In the past two decades, private audits have become the solution to a host of public relations headaches for corporations. When scandal erupts over labor practices, or shareholders worry about legal risks, or advocacy groups demand a boycott, companies point to these inspections as evidence that they have eliminated abuses in their supply chains. Known as social compliance audits, they have grown into an $80 billion global industry, with firms performing hundreds of thousands of inspections each year.
But a New York Times review of confidential audits conducted by several large firms shows that they have consistently missed child labor.
Children were overlooked by auditors who were moving quickly, leaving early or simply not sent to the part of the supply chain where minors were working, The Times found in audits performed at 20 production facilities used by some of the nation’s most recognizable brands.
Auditors did not catch instances in which children were working on Skittles and Starburst candies, Hefty brand party cups, the pork in McDonald’s sandwiches, Gerber baby snacks, Oreos, Cheez-Its or the milk that comes with Happy Meals.
In a series of articles this year, The Times has revealed that migrant children, who have been coming to America in record numbers, are working dangerous jobs in every state, in violation of labor laws. Children often use forged documents that slip by auditors who check paperwork but do not speak with most workers face-to-face. Corporations suggest that supply chains are reviewed from start to finish, but sub-suppliers such as industrial farms remain almost entirely unscrutinized.
The expansion of social compliance audits comes as the Labor Department has shrunk, with staffing levels now so low that it would take more than 100 years for inspectors to visit every workplace in the department’s jurisdiction once. For many factories, a private inspection is the only one they will ever get.
Auditors for several firms said they are encouraged to deliver findings in the mildest way possible as they navigate pressure from three different sources: the independent auditing firms that pay their salaries; corporations, such as Walgreens, that require inspections at their suppliers; and the suppliers themselves, which usually must arrange and pay for the audits.
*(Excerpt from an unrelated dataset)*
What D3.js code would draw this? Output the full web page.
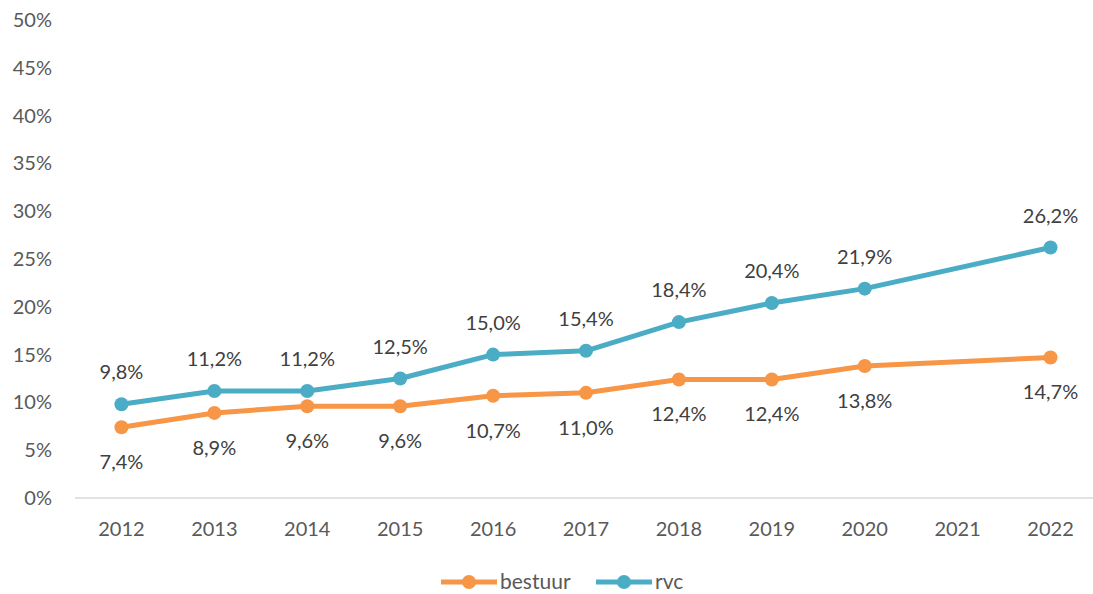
<!DOCTYPE html>
<html>
<head>
<meta charset="utf-8">
<script src="https://cdn.jsdelivr.net/npm/d3@7"></script>
<style>
  body { margin: 0; background: #fff; }
  text { font-family: Lato, "Open Sans", sans-serif; fill: #595959; }
</style>
</head>
<body>
<div id="container"></div>
<script>
const width = 1093,
      height = 594,
      margin = { top: 20, bottom: 96, left: 75, right: -4 };

const years = ["2012", "2013", "2014", "2015", "2016", "2017", "2018", "2019", "2020", "2021", "2022"];
const bestuur = [7.4, 8.9, 9.6, 9.6, 10.7, 11.0, 12.4, 12.4, 13.8, null, 14.7];
const rvc = [9.8, 11.2, 11.2, 12.5, 15.0, 15.4, 18.4, 20.4, 21.9, null, 26.2];
const yTicks = [0, 5, 10, 15, 20, 25, 30, 35, 40, 45, 50];

const series = [
    { name: "bestuur", values: bestuur, color: "#F79646", labelDy: 42 },
    { name: "rvc", values: rvc, color: "#4BACC6", labelDy: -25 }
];

const fmt = v => v.toFixed(1).replace(".", ",") + "%";

var svg = d3.select("#container").append("svg")
    .attr("width", width)
    .attr("height", height);

var x = d3.scaleBand()
    .domain(years)
    .range([margin.left, width - margin.right]);

var y = d3.scaleLinear()
    .domain([0, 50])
    .range([height - margin.bottom, margin.top]);

// y tick labels (no gridlines)
svg.append("g")
    .selectAll("text")
    .data(yTicks)
    .enter().append("text")
    .attr("x", 52)
    .attr("y", d => y(d))
    .attr("dy", "0.35em")
    .attr("text-anchor", "end")
    .style("font-size", "20px")
    .text(d => d + "%");

// x axis line
svg.append("line")
    .attr("x1", margin.left)
    .attr("x2", width - margin.right)
    .attr("y1", y(0))
    .attr("y2", y(0))
    .attr("stroke", "#d9d9d9")
    .attr("stroke-width", 1.5);

svg.append("g")
    .selectAll("text")
    .data(years)
    .enter().append("text")
    .attr("x", d => x(d) + x.bandwidth() / 2)
    .attr("y", y(0) + 38)
    .attr("text-anchor", "middle")
    .style("font-size", "20px")
    .text(d => d);

const cx = i => x(years[i]) + x.bandwidth() / 2;

series.forEach(function(s) {
    var pts = s.values.map((v, i) => ({ v: v, i: i })).filter(d => d.v !== null);

    var line = d3.line()
        .x(d => cx(d.i))
        .y(d => y(d.v));

    svg.append("path")
        .datum(pts)
        .attr("d", line)
        .attr("fill", "none")
        .attr("stroke", s.color)
        .attr("stroke-width", 5)
        .attr("stroke-linejoin", "round");

    svg.append("g")
        .selectAll("circle")
        .data(pts)
        .enter().append("circle")
        .attr("cx", d => cx(d.i))
        .attr("cy", d => y(d.v))
        .attr("r", 7)
        .attr("fill", s.color);

    svg.append("g")
        .selectAll("text")
        .data(pts)
        .enter().append("text")
        .attr("x", d => cx(d.i))
        .attr("y", d => y(d.v) + s.labelDy)
        .attr("text-anchor", "middle")
        .style("font-size", "20px")
        .style("fill", "#404040")
        .text(d => fmt(d.v));
});

// legend
var legend = svg.append("g")
    .attr("transform", "translate(441, 582)");

series.forEach(function(s, k) {
    var g = legend.append("g").attr("transform", `translate(${k * 155}, 0)`);
    g.append("line")
        .attr("x1", 0).attr("x2", 56)
        .attr("y1", 0).attr("y2", 0)
        .attr("stroke", s.color)
        .attr("stroke-width", 5);
    g.append("circle")
        .attr("cx", 28).attr("cy", 0)
        .attr("r", 7)
        .attr("fill", s.color);
    g.append("text")
        .attr("x", 59)
        .attr("y", 0)
        .attr("dy", "0.35em")
        .style("font-size", "21px")
        .text(s.name);
});
</script>
</body>
</html>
The auditor who looked at the Minnesota jerky factory for Walgreens was Joshua Callington. He has conducted more than 1,000 audits in the past decade.
“If audits are done correctly, the world could be a better place,” he said. “Bettering the lives of workers is what these audits are supposed to be about.”
But more and more, he said, each audit had begun to feel like a struggle between wanting the truth and trying to avoid conflict.
I maintain that the only way this can be taken care of is that you don’t just hold the immediate employer accountable. You hold the company that buys the product. These CEOs do a great job monitoring for quality and cost. They don’t do a great job monitoring for labor conditions because they don’t care, so long as they don’t have to hear about it. The only way you fix that is you make it in their legal and financial interest to do so. It’s not actually conceptually a difficult thing to do. Obviously a law to make this happen is not passing this Congress. But we can and must at least advocate for this kind of thing with our politicians to at least get it in their minds that this should be a major labor priority. Otherwise, kids will continue to die.